Sarà l’eterogenesi dei fini, o qualche altra imperscrutabile deliberazione del Caso (o chi per esso), ma è innegabile che gli orrori sono spesso letame da cui germina il sublime. L’immonda mattanza della prima guerra mondiale ispirò a Thomas Stern Eliot, premio Nobel per la letteratura nel 1948, The Waste Land, La terra desolata, poema angoscioso, bibbia della disperazione.

La bellinuità nazista si tradusse per Picasso in Guernica, il più lacerante urlo di rabbia contro le atrocità della guerra, contro la sopraffazione dell’uomo sull’uomo. Il franchismo fu la pagina buia della Spagna del secolo scorso. Produsse atroci violenze, lutti, devastazione sociale. Ne fu emblema la fucilazione di Federico García Lorca, poeta squisito, colpevole agli occhi di una società virile, virilizzata ed ergo militarizzata di essere omosessuale.

Francisca Aguirre, nata ad Alicante nel 1930, era bambina quando il generalissimo Francisco Franco si impadronì del potere – nel 1939 – e instaurò la sua personale dittatura. Quella stagione politica le sconvolse la vita. Il padre, il pittore Lorenzo Aguirre, fu arrestato, torturato e ucciso nel 1942. Non è un caso se la sua prima raccolta di poesia, Itaca, apparve soltanto nel 1972, quando il franchismo lentamente iniziava a disgregarsi. Le valse il premio Leopoldo Panero, cui ne sarebbero seguiti altri. E ora la Spagna la celebra come una delle maggiori poete nazionali.

Brigidina Gentile, studiosa della figura di Penelope, propone al pubblico italiano quella prima raccolta. Con una traduzione amorevole e puntigliosa, che restituisce in pieno le infinite suggestioni sollecitate dai versi. Eliot, profondamente cristiano, nella Waste Land descrive un’umanità disorientata, annichilita, cui indica la necessità di ripercorrere il mito della guarigione (il Graal e il Re pescatore) per rigenerarsi, recuperare la fertilità perduta e riprendere la propria epopea. Anche Aguirre si appropria di un mito – la vedova bianca Penelope, reclusa nella petrosa Itaca – ma con percorso inverso, perché scende nelle profondità della propria anima, la sonda, e da lì manda il grido d’aiuto, al mare, che apre la raccolta e che riceve in risposta soltanto un’eco. La solitudine s’impone come suo destino. Il particolare non è compiaciuto intimismo, ma un punto di vista che si proietta sul generale, sull’universale.
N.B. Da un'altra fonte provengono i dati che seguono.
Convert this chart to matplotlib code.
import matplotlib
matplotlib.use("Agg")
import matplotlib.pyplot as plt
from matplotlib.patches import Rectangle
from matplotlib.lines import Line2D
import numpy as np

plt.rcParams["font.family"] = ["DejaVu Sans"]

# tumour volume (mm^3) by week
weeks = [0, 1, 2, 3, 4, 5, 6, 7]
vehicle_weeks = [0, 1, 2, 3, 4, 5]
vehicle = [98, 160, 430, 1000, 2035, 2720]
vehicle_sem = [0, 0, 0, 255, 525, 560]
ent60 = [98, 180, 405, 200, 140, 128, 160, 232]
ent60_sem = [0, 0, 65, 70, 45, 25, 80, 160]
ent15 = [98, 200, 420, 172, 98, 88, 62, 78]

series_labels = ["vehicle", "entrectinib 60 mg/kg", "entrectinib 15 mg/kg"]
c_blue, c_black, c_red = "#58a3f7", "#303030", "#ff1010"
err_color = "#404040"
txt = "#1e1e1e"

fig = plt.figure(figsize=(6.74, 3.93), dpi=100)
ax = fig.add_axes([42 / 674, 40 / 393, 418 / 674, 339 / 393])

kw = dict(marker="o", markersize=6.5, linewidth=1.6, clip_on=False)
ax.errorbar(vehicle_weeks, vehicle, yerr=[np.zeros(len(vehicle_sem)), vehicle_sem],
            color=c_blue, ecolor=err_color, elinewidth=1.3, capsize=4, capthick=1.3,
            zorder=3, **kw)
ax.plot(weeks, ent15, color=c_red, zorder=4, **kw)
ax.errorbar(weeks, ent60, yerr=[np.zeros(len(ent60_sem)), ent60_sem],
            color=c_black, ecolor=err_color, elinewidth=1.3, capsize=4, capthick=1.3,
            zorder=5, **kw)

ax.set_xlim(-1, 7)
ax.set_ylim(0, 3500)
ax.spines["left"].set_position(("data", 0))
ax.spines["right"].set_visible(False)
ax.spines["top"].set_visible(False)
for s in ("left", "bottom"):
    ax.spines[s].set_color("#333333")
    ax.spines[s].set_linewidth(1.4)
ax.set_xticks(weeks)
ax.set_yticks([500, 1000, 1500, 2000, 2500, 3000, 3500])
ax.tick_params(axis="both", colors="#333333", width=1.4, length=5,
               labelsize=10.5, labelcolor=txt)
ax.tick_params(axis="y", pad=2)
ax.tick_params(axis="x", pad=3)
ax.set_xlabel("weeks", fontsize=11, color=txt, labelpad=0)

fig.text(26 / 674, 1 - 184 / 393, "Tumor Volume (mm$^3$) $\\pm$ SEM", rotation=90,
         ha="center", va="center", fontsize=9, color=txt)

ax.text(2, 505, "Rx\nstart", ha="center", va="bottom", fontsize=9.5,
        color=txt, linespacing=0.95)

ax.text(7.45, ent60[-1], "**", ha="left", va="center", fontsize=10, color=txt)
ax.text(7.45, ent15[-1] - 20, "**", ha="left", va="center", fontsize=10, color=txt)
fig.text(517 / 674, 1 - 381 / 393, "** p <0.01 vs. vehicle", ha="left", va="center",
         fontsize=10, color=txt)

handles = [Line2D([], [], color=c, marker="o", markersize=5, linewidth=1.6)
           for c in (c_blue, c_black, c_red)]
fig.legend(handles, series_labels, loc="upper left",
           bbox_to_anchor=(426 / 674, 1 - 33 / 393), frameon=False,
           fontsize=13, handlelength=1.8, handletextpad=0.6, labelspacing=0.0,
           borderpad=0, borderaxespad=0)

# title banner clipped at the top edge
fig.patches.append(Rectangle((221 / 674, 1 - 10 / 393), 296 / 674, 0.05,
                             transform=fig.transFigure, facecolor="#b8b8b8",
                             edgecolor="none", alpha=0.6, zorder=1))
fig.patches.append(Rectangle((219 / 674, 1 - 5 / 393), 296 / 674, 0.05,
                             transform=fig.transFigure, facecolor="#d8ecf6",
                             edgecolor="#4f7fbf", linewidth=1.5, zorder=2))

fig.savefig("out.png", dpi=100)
Con voce potente e ammaliante – una fascinazione che dura dal primo all’ultimo verso – Aguirre mette in scena i suoi fantasmi, che sono i fantasmi della Vita. “Equivoco” è termine che ricorre spesso, come appunto può essere equivoca, ambigua, la vita, tessitura di luci ed ombre. Equivoco è anche il mare, agognato orizzonte di salvezza, “Minotauro acquatico”, da cui mai si stacca lo sguardo di Penelope/ Francisca. Consapevole, come la sua mentore mitica, di essere «padrona/del lento e disastroso Impero dei suoi giorni». Consapevolezza da cui, nel verso conclusivo, sembra attingere la forza di guardare oltre: «Francisca Aguirre, accompagnati».